Quanto possono avere inciso sulla diffusione del coronavirus nella Bergamasca e in Lombardia campagne come Bergamo Non Si Ferma, Abbraccia un cinese o l'aperitivo ai Navigli firmato Pd?

«E non dimentichiamo la partita Atalanta-Valencia del 19 febbraio. Fu una bomba biologica. Adesso sappiamo che il virus circolava in Nord Italia almeno da ottobre 2020. Si erano certamente accumulati casi altamente contagiosi che gli eventi di massa hanno amplificato, accelerando la trasmissione del virus. Quella è la zona più produttiva del Paese, dove si concentrano attività industriali e commerciali ad altissima mobilità umana, concedendo al virus un vantaggio iniziale di cui abbiamo visto le conseguenze.

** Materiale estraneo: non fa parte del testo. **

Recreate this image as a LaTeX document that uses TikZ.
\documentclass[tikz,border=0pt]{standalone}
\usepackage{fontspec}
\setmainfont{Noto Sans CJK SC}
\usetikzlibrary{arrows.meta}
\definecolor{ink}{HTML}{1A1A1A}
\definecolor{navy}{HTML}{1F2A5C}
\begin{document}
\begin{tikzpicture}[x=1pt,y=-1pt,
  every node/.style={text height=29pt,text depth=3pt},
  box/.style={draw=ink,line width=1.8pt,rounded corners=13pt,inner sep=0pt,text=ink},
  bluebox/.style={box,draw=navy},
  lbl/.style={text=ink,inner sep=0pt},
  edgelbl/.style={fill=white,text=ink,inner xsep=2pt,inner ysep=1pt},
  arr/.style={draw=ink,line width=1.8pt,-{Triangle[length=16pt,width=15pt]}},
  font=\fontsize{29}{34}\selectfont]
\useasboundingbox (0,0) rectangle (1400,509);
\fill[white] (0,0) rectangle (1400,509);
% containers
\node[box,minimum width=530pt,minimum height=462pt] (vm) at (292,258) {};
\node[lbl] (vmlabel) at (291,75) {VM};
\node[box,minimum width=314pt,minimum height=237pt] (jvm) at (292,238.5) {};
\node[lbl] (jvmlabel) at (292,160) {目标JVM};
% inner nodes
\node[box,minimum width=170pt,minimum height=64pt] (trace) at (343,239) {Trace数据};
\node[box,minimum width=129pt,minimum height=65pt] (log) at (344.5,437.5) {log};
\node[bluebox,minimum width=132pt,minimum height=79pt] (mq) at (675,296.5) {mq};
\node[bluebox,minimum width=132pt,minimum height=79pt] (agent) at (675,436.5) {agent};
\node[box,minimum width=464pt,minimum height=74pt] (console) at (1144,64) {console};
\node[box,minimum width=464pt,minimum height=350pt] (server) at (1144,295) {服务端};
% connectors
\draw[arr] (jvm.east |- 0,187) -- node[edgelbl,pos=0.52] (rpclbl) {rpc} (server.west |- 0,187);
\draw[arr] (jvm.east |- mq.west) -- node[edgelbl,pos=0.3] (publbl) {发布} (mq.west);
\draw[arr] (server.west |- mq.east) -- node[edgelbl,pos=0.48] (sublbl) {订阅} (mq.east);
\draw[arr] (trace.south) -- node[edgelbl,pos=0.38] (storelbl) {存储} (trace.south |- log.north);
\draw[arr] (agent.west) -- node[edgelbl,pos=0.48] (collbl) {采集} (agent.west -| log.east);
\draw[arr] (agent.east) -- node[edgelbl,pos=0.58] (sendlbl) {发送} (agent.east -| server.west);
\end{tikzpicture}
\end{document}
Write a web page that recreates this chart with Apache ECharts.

Nella sua memoria lei allega una mail del 21 aprile in cui c'è scritto Vista l'uscita di Urbani oggi sul Corriere circa il piano segreto, non mi voglio sottoporre a questioni per cui il no comment sarebbe d'obbligo. Cosa avrebbe voluto dire?

«L'apparato di difesa del Paese è complesso, come bene descritto da Maraglino in una mail del 15 aprile a Sileri. Oltre al Piano antinfluenzale, c'erano un Piano Nazionale Covid e il Piano Nazionale di Difesa. Mentre quest'ultimo è segreto, il Piano Covid venne elaborato a gennaio, pare (è a quello che allude Urbani), ma subito segretato dal Cts, prima del mio arrivo. Io ne conoscevo l'esistenza (come detto agli uffici Oms di Ginevra e Copenaghen, e, quindi, Venezia con Zambon, che se ne dimentica nel suo libro) ma non ne ebbi visione, fino alla sua pubblicazione televisiva. Lo confermano i verbali ora pubblici del Cts, come il n. 22 del 9 marzo. Il senso del no comment, dato il mio arrivo in Cts dal 12 marzo, è che non avevo le informazioni, e si sarebbe dovuto chiedere al governo italiano, a Urbani, a Miozzo e al ministro».

Sempre nella sua memoria lei cita l'articolo 117 della Costituzione sulla competenza delle Regioni. Quanti e quali errori dei governatori si potevano o dovevano evitare?

«Anche questo è un problema serio. Avevo riproposto al mio arrivo in Italia al ministro una riforma rapidissima per centralizzare tutte le funzioni di sanità pubblica, con strutture simili alle agenzie statali inglesi e francesi. Le procedure di sanità pubblica sono diverse da quelle ospedaliere e territoriali della medicina di famiglia. Non possiamo permetterci interpretazioni della sanità pubblica, dalle vaccinazioni alla gestione di un'epidemia. Politicizzare la gestione epidemica è una catastrofe da evitare col dialogo continuo tra stato e Regioni, basato su scienza e ricerca, unificando anche le centrali di acquisto».

Al netto delle polemiche interne, l'Oms esce malissimo dalla pandemia. Non crede?

«L'Oms va depoliticizzata, come ogni struttura di sanità pubblica. Per un'Organizzazione efficiente che imponga, invece che suggerire, le regole del gioco è necessaria una riforma radicale, e sono proprio gli stati membri a poterla adottare. L'Oms non può riformarsi da sola.

Questo è anche il momento di capire cosa di buono l'Oms ha fatto con i Solidarity trials, o con il Covax, che permette il trasporto di vaccini e diagnostica in tutto il mondo, rendendolo più sicuro ed equo per tutti, anche per noi».